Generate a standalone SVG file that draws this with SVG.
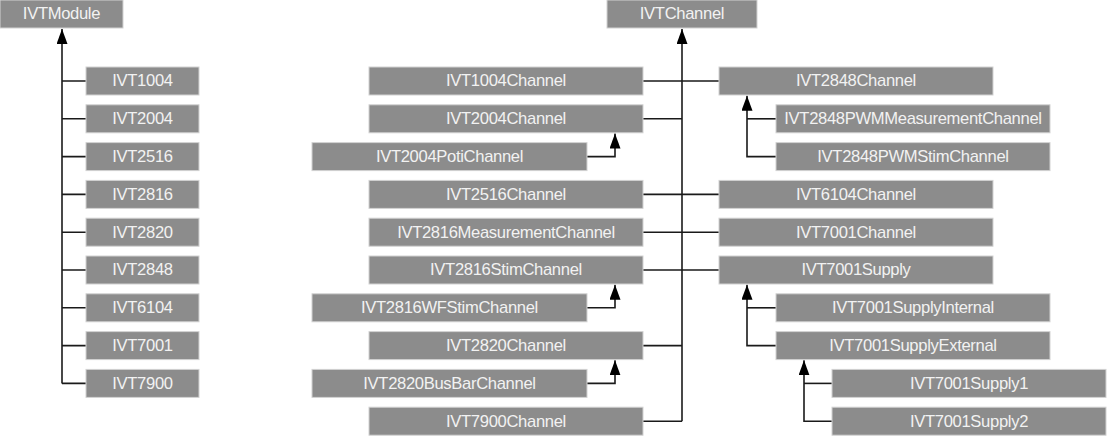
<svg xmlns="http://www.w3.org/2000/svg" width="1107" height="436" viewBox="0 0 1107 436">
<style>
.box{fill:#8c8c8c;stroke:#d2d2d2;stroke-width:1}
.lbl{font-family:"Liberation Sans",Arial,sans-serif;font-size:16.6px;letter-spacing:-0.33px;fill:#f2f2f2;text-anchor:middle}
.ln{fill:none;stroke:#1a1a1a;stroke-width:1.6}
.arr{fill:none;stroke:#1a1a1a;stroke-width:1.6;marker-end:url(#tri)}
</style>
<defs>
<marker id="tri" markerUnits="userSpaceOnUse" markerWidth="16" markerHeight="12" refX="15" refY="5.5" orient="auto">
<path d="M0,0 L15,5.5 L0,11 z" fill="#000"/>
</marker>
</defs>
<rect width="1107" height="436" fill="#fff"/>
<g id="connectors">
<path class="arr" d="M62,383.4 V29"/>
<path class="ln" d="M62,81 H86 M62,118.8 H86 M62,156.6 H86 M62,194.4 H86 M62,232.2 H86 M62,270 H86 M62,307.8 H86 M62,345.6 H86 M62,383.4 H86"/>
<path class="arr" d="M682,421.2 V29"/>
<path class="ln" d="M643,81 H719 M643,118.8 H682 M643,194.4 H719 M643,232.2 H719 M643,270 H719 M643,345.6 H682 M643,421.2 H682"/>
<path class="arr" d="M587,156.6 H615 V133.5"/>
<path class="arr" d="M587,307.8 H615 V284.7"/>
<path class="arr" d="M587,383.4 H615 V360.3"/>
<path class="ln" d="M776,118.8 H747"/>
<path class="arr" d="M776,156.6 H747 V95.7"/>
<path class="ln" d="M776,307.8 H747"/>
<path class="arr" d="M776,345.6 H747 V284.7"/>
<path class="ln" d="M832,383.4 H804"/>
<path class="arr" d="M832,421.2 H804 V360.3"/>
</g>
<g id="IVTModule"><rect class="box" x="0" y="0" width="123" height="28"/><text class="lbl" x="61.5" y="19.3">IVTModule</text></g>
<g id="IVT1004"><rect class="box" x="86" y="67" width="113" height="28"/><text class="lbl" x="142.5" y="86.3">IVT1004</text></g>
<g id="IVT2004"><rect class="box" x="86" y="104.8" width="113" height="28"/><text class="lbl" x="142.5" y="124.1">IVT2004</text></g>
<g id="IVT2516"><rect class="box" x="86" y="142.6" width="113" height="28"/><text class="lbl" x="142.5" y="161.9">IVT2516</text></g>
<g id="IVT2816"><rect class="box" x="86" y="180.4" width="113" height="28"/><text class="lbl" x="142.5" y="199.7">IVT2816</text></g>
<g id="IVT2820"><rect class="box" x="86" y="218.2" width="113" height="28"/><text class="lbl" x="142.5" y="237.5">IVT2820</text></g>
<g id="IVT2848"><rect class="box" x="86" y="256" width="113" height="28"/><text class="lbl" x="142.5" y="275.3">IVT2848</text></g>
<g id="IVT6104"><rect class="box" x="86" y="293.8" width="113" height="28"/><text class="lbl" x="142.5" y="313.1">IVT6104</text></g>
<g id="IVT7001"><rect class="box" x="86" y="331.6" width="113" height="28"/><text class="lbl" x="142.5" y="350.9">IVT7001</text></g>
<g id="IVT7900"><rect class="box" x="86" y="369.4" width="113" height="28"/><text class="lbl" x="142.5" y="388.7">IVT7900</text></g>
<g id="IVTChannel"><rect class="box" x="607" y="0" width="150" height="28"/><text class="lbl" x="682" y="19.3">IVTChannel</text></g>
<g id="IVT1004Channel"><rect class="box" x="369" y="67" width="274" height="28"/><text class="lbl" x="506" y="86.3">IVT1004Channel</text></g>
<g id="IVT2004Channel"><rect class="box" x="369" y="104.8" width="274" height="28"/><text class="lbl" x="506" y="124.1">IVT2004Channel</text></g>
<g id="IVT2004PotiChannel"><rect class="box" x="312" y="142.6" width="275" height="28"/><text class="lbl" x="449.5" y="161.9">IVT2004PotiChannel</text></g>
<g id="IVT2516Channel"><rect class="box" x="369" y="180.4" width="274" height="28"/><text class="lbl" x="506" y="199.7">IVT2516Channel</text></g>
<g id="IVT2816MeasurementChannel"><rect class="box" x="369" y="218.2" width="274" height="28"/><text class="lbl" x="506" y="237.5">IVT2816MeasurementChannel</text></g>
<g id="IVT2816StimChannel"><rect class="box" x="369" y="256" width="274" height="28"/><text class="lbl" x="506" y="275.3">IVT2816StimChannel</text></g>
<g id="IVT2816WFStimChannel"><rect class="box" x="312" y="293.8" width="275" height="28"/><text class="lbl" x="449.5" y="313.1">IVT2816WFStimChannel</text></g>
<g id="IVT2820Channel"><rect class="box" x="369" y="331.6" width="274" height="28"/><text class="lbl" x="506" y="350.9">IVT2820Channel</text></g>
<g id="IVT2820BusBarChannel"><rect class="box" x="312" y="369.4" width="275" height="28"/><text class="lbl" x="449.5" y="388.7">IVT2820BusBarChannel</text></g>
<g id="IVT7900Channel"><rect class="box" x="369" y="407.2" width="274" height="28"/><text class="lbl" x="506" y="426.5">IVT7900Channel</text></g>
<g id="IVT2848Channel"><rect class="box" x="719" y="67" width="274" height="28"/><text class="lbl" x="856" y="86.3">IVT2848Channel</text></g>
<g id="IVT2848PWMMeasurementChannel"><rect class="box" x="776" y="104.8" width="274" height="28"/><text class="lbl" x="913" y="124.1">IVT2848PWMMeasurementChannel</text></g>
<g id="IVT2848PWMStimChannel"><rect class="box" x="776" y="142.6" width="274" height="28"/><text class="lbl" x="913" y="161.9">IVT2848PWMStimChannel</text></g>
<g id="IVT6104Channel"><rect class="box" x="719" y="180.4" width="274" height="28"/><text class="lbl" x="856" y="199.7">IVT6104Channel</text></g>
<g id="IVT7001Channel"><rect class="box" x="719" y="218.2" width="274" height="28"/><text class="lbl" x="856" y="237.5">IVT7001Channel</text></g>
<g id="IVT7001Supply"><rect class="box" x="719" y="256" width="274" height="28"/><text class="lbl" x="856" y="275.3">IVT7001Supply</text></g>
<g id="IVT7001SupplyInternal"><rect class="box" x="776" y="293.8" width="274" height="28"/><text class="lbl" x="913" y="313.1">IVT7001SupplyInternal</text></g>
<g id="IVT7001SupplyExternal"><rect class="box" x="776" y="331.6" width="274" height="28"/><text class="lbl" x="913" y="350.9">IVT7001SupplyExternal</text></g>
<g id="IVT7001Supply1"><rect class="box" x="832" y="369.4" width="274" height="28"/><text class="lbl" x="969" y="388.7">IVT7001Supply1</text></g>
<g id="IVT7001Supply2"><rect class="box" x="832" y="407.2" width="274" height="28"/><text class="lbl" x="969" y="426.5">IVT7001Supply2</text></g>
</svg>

----------

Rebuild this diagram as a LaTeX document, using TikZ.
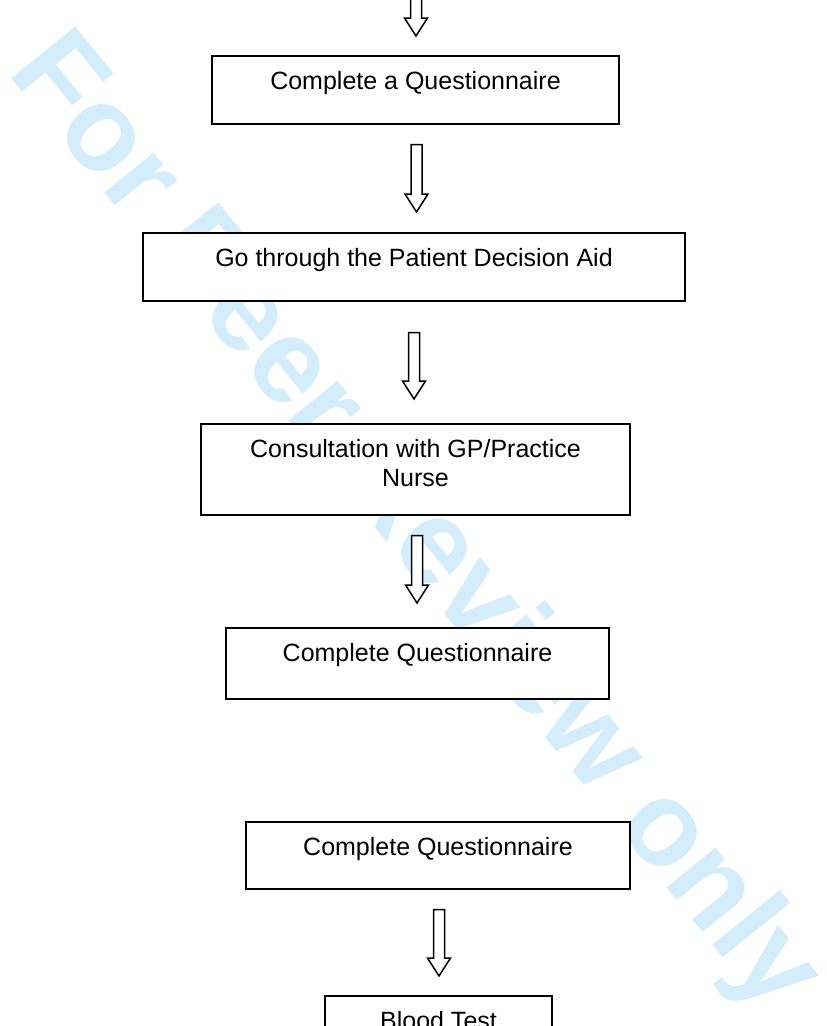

----------

Written request:
Gather up every line from the listing above in which the word "this" occurs.

Final result:
Generate a standalone SVG file that draws this with SVG.
Rebuild this diagram as a LaTeX document, using TikZ.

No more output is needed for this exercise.